What the exercise asks - Without the pictures, return all of the material exactly as written.

(Entries with chart source code)

☆ ☆ ☆

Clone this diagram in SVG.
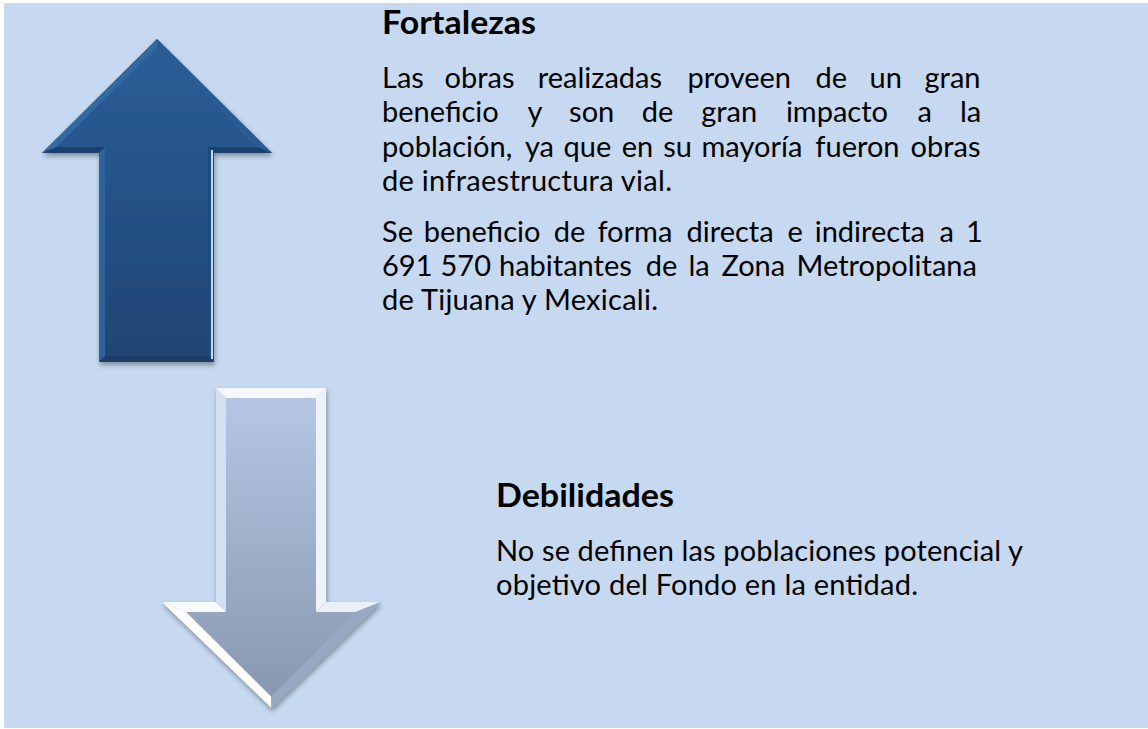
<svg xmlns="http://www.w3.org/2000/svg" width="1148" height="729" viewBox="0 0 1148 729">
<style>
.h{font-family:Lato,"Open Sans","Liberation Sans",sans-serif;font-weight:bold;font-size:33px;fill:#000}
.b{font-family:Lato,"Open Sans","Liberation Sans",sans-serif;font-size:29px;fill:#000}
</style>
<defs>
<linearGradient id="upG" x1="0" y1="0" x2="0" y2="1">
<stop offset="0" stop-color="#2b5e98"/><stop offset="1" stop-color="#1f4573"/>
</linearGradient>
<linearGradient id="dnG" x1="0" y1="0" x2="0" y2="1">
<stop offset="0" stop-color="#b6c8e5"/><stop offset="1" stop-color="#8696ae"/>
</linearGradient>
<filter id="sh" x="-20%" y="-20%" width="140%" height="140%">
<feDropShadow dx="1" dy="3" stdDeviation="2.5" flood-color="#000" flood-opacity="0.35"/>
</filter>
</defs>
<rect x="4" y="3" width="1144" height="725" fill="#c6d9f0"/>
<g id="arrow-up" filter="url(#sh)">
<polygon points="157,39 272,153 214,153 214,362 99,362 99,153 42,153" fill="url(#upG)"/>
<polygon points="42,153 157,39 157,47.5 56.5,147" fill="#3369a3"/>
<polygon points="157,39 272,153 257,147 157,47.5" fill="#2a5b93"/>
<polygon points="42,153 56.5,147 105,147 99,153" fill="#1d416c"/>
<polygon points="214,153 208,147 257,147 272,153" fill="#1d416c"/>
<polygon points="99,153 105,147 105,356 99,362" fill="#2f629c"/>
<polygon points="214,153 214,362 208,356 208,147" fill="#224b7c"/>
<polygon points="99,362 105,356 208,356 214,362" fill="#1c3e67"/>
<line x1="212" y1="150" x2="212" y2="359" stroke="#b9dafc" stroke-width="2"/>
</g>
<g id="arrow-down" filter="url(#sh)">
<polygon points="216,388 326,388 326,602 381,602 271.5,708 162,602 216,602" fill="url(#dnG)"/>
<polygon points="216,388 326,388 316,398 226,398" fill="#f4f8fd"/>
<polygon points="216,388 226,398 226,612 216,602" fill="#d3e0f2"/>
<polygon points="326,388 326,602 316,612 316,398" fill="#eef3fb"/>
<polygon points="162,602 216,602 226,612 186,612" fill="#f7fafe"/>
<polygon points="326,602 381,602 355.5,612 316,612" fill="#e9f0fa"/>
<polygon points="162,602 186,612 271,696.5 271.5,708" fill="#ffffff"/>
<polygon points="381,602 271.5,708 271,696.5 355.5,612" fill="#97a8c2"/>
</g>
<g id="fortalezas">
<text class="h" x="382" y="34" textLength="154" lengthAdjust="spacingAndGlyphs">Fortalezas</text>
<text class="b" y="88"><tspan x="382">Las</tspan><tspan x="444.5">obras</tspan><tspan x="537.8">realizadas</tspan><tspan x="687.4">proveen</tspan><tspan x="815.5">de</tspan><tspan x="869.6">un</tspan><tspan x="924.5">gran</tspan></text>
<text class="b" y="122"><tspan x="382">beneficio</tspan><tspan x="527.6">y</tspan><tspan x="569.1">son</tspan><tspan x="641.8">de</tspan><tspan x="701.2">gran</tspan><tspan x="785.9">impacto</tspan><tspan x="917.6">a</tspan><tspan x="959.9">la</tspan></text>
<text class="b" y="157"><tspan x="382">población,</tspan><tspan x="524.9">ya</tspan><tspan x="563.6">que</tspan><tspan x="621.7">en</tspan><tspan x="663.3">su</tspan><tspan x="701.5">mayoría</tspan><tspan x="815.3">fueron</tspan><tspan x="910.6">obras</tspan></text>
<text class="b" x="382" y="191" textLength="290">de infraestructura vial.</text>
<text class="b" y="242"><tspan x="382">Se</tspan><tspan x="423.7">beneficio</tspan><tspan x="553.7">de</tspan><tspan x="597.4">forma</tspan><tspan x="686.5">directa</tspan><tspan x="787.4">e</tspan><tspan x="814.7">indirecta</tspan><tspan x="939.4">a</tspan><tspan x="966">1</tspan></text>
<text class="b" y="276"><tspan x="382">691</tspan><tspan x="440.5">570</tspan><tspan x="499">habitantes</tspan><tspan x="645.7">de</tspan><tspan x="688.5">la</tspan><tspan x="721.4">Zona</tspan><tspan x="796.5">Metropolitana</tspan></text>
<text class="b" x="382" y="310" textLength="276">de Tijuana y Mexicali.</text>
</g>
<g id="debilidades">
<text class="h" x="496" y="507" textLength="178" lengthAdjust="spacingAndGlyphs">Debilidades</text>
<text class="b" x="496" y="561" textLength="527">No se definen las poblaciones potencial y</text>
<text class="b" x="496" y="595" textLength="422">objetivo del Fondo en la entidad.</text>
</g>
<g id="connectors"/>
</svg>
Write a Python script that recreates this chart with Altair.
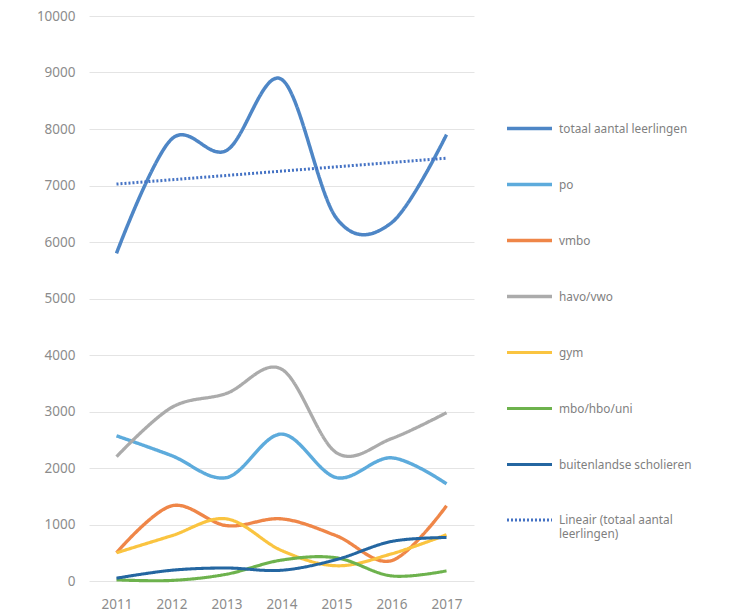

☆ ☆ ☆

Task output -
Clone this diagram in SVG.
<svg xmlns="http://www.w3.org/2000/svg" width="1148" height="729" viewBox="0 0 1148 729">
<style>
.h{font-family:Lato,"Open Sans","Liberation Sans",sans-serif;font-weight:bold;font-size:33px;fill:#000}
.b{font-family:Lato,"Open Sans","Liberation Sans",sans-serif;font-size:29px;fill:#000}
</style>
<defs>
<linearGradient id="upG" x1="0" y1="0" x2="0" y2="1">
<stop offset="0" stop-color="#2b5e98"/><stop offset="1" stop-color="#1f4573"/>
</linearGradient>
<linearGradient id="dnG" x1="0" y1="0" x2="0" y2="1">
<stop offset="0" stop-color="#b6c8e5"/><stop offset="1" stop-color="#8696ae"/>
</linearGradient>
<filter id="sh" x="-20%" y="-20%" width="140%" height="140%">
<feDropShadow dx="1" dy="3" stdDeviation="2.5" flood-color="#000" flood-opacity="0.35"/>
</filter>
</defs>
<rect x="4" y="3" width="1144" height="725" fill="#c6d9f0"/>
<g id="arrow-up" filter="url(#sh)">
<polygon points="157,39 272,153 214,153 214,362 99,362 99,153 42,153" fill="url(#upG)"/>
<polygon points="42,153 157,39 157,47.5 56.5,147" fill="#3369a3"/>
<polygon points="157,39 272,153 257,147 157,47.5" fill="#2a5b93"/>
<polygon points="42,153 56.5,147 105,147 99,153" fill="#1d416c"/>
<polygon points="214,153 208,147 257,147 272,153" fill="#1d416c"/>
<polygon points="99,153 105,147 105,356 99,362" fill="#2f629c"/>
<polygon points="214,153 214,362 208,356 208,147" fill="#224b7c"/>
<polygon points="99,362 105,356 208,356 214,362" fill="#1c3e67"/>
<line x1="212" y1="150" x2="212" y2="359" stroke="#b9dafc" stroke-width="2"/>
</g>
<g id="arrow-down" filter="url(#sh)">
<polygon points="216,388 326,388 326,602 381,602 271.5,708 162,602 216,602" fill="url(#dnG)"/>
<polygon points="216,388 326,388 316,398 226,398" fill="#f4f8fd"/>
<polygon points="216,388 226,398 226,612 216,602" fill="#d3e0f2"/>
<polygon points="326,388 326,602 316,612 316,398" fill="#eef3fb"/>
<polygon points="162,602 216,602 226,612 186,612" fill="#f7fafe"/>
<polygon points="326,602 381,602 355.5,612 316,612" fill="#e9f0fa"/>
<polygon points="162,602 186,612 271,696.5 271.5,708" fill="#ffffff"/>
<polygon points="381,602 271.5,708 271,696.5 355.5,612" fill="#97a8c2"/>
</g>
<g id="fortalezas">
<text class="h" x="382" y="34" textLength="154" lengthAdjust="spacingAndGlyphs">Fortalezas</text>
<text class="b" y="88"><tspan x="382">Las</tspan><tspan x="444.5">obras</tspan><tspan x="537.8">realizadas</tspan><tspan x="687.4">proveen</tspan><tspan x="815.5">de</tspan><tspan x="869.6">un</tspan><tspan x="924.5">gran</tspan></text>
<text class="b" y="122"><tspan x="382">beneficio</tspan><tspan x="527.6">y</tspan><tspan x="569.1">son</tspan><tspan x="641.8">de</tspan><tspan x="701.2">gran</tspan><tspan x="785.9">impacto</tspan><tspan x="917.6">a</tspan><tspan x="959.9">la</tspan></text>
<text class="b" y="157"><tspan x="382">población,</tspan><tspan x="524.9">ya</tspan><tspan x="563.6">que</tspan><tspan x="621.7">en</tspan><tspan x="663.3">su</tspan><tspan x="701.5">mayoría</tspan><tspan x="815.3">fueron</tspan><tspan x="910.6">obras</tspan></text>
<text class="b" x="382" y="191" textLength="290">de infraestructura vial.</text>
<text class="b" y="242"><tspan x="382">Se</tspan><tspan x="423.7">beneficio</tspan><tspan x="553.7">de</tspan><tspan x="597.4">forma</tspan><tspan x="686.5">directa</tspan><tspan x="787.4">e</tspan><tspan x="814.7">indirecta</tspan><tspan x="939.4">a</tspan><tspan x="966">1</tspan></text>
<text class="b" y="276"><tspan x="382">691</tspan><tspan x="440.5">570</tspan><tspan x="499">habitantes</tspan><tspan x="645.7">de</tspan><tspan x="688.5">la</tspan><tspan x="721.4">Zona</tspan><tspan x="796.5">Metropolitana</tspan></text>
<text class="b" x="382" y="310" textLength="276">de Tijuana y Mexicali.</text>
</g>
<g id="debilidades">
<text class="h" x="496" y="507" textLength="178" lengthAdjust="spacingAndGlyphs">Debilidades</text>
<text class="b" x="496" y="561" textLength="527">No se definen las poblaciones potencial y</text>
<text class="b" x="496" y="595" textLength="422">objetivo del Fondo en la entidad.</text>
</g>
<g id="connectors"/>
</svg>
Write a Python script that recreates this chart with Altair.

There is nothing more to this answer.